With a focus on education, entrepreneurship and employment, regional collaboration and programming will drive the success of this new district, bringing a broad group of world class institutions into a single location.
Across the country, innovation districts have become hubs for education, research and partnerships with a focus on activities that create economic prosperity over the long term. Cities across the country are competing to attract, create and retain the talent and businesses to support economic growth in the emerging knowledge economy. Cities like Detroit, Atlanta and St. Louis have seen success in creating these geographically compact and connected districts as a catalyst for innovation and growth.
Kansas City has long had organizations focused on innovation, whether in their own industries or across broader categories such as entrepreneurship. However, the nature of Kansas City’s far-reaching geography and many divisions have left many of these individual initiatives without the scale or density required to drive transformational growth. Scale is an important factor in the competition between regional and national cities for talent and resources and Kansas City must manufacture scale in these areas.
“Kansas City has become nationally known as an ideal community where innovative ideas are welcome and entrepreneurs can thrive,” says Kansas City Mayor, Sly James. “A vibrant innovation district is essential to becoming the center of innovation not just for our state, but for the entire Midwest."
In his recent experiences launching a corporate accelerator in the Kansas City Crossroads area and leading a growth-stage technology company in Kansas City, Kevin McGinnis has seen the impact corporate participation and scale can have on the region’s innovation ecosystem. McGinnis noticed the region lacked a destination which enabled people to collaborate at scale on a daily basis causing Kansas City to lose pace economically when compared to peers. This was a primary motivation to lead this collaborative effort and create the Keystone Community Corporation, a non-profit entity that will oversee partnership development and programming in the Keystone Innovation District.
The slowness of the region’s economic growth was confirmed when KC Rising published their findings earlier this year comparing Kansas City to other peer metropolitan cities. With the help of major civic organizations supporting the KC Rising initiative, the Keystone Innovation District vision has moved from concept to reality at an accelerated pace, but more needs to be done.
“KC Rising has identified innovation districts as a key strategy in helping us gain ground on our 30 peer regions,” said KC Rising co-chair Bill Gautreaux. “The idea is to create a place where entrepreneurs, research institutions, students and corporations can collaborate privately and publicly to generate economic impact and workforce readiness.”
McGinnis has visited more than 10 innovation districts across the country, and with input from experts developing and operating districts in other cities, they have outlined key factors that impact the success of these districts.
These districts thrive with the participation of regional anchor institutions, including universities, corporations and entrepreneurial programs. Several institutions are interested in being part of this collaborative center; they include the University of Kansas, the University of Missouri, the University of Missouri – Kansas City and William Jewell College. Having the support of these initial educational institutions is important as they can potentially bring research, student experience programming and workforce development assets to the innovation district.

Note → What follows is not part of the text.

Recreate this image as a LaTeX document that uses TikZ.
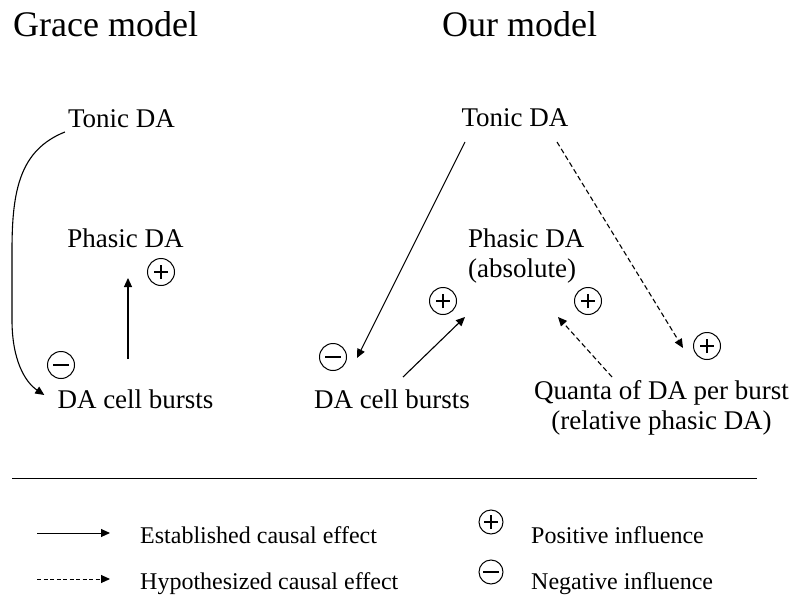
\documentclass[tikz,border=0pt]{standalone}
\usepackage{fontspec}
\setmainfont{Liberation Serif}
\usetikzlibrary{arrows.meta,positioning}

\begin{document}
\begin{tikzpicture}[x=1pt, y=-1pt,
  every node/.style={inner sep=0pt},
  txt/.style={font=\fontsize{27}{30}\selectfont},
  ttl/.style={font=\fontsize{36}{40}\selectfont, anchor=base west},
  lgd/.style={font=\fontsize{24}{28}\selectfont, anchor=base west},
  sign/.style={draw, circle, line width=1pt, minimum size=#1},
  sign/.default=27pt,
  plus/.style={sign=#1, path picture={
    \draw[line width=2.4pt] ([xshift=-7pt]path picture bounding box.center) -- ++(14pt,0pt);
    \draw[line width=2.4pt] ([yshift=-7pt]path picture bounding box.center) -- ++(0pt,14pt);}},
  plus/.default=27pt,
  minus/.style={sign=#1, path picture={
    \draw[line width=2.6pt] ([xshift=-8pt]path picture bounding box.center) -- ++(16pt,0pt);}},
  minus/.default=27pt,
  est/.style={-{Triangle[length=9pt,width=8pt]}, line width=1.1pt},
  hyp/.style={est, dash pattern=on 5pt off 3pt}]
\useasboundingbox (0,0) rectangle (800,607);

% Titles
\node[ttl] (gtitle) at (13,37) {Grace model};
\node[ttl] (otitle) at (442,37) {Our model};

% Grace model
\node[txt, anchor=base] (ltonic) at (121.5,128) {Tonic DA};
\node[txt, anchor=base] (lphasic) at (125.5,247) {Phasic DA};
\node[txt, anchor=base] (lcell) at (135.5,408) {DA cell bursts};
\node[plus] (lplus) at (161,272) {};
\node[minus] (lminus) at (61,365) {};

\draw[est] ([xshift=-3pt,yshift=-4pt]ltonic.base west)
  .. controls (20,150) and (12,190) .. (12,250) -- (12,320)
  .. controls (12,360) and (25,382) .. ([xshift=-13pt,yshift=13pt]lcell.base west);
\draw[est] ([xshift=-7.5pt,yshift=49pt]lcell.base) -- ([xshift=2.5pt,yshift=-31pt]lphasic.base);

% Our model
\node[txt, anchor=base] (rtonic) at (515,127) {Tonic DA};
\node[txt, anchor=north west, align=left] (rphasic) at (468,229) {Phasic DA\\(absolute)};
\node[txt, anchor=base] (rcell) at (392,408) {DA cell bursts};
\node[txt, anchor=north, align=center] (quanta) at (661.5,380) {Quanta of DA per burst\\(relative phasic DA)};
\node[minus] (rminus) at (333,357) {};
\node[plus] (rplusa) at (443,301) {};
\node[plus] (rplusb) at (588,301) {};
\node[plus] (rplusc) at (707,346) {};

\draw[est] ([xshift=-50pt,yshift=-15pt]rtonic.base) -- ([xshift=-35pt,yshift=50pt]rcell.base);
\draw[hyp] ([xshift=42pt,yshift=-15pt]rtonic.base) -- ([xshift=21.5pt,yshift=32pt]quanta.north);
\draw[est] ([xshift=11pt,yshift=31pt]rcell.base) -- ([xshift=-3pt,yshift=-88pt]rphasic.north west);
\draw[hyp] ([xshift=-49.5pt,yshift=3pt]quanta.north) -- ([xshift=90pt,yshift=-88pt]rphasic.north west);

% Separator
\draw[line width=1pt] (12,478) -- (757,478);

% Legend
\coordinate (esta) at (37,533);
\coordinate (estb) at (110,533);
\coordinate (hypa) at (37,579);
\coordinate (hypb) at (110,579);
\draw[est, line width=1pt] (esta) -- (estb);
\draw[hyp, line width=1pt, dash pattern=on 4pt off 2.5pt] (hypa) -- (hypb);
\node[lgd] (estlabel) at (140,543) {Established causal effect};
\node[lgd] (hyplabel) at (140,589) {Hypothesized causal effect};
\node[plus=24pt] (pluskey) at (491,522) {};
\node[minus=24pt] (minuskey) at (491,572) {};
\node[lgd] (poslabel) at (531,543) {Positive influence};
\node[lgd] (neglabel) at (531,589) {Negative influence};
\end{tikzpicture}
\end{document}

To enable people to participate in the strongest growth areas in our economy, and bridge the gap between industry and workforce development, a dual investment in infrastructure and human capital is required.
Another factor in creating successful innovation districts is focusing on and building around the strengths of the region. Building around Kansas City industries like global design, transportation and logistics and smart city assets will be important, but including a wide range of industries will also drive more innovation. Emphasizing transportation is about more than innovation as it is also a major contributor to the success of these innovation districts. Keystone plans to work closely with the Kansas City Area Transportation Authority and believes their vision and leadership will be felt throughout the district.
“We look forward to building relationships with Keystone District partners,” said Robbie Makinen, KCATA president & CEO. “Together we’ll explore possibilities that advance innovative transportation options for the next 20 years, not the last 20.”
Location is also one of the most important considerations enabling innovation districts to thrive especially when connected to the existing cultural and creative hubs of a region. When looking at the Kansas City region, McGinnis evaluated more than 10 potential locations. The 18th street corridor proved to be ideal as it has the potential to connect two creative hubs in the city — 18th and Vine and the Crossroads. Not only does it add to the momentum in these two neighborhoods, it also facilitates an important east-west connection in the ongoing urban revitalization efforts of the city.
As a transformational endeavor, innovation districts have the ability to connect regional assets and attract new external investment as they are developed over decades, not years. The plan and vision for the Keystone District is no different. Broad civic, education and corporate support for programs focused on innovation promise to bring this vision to life.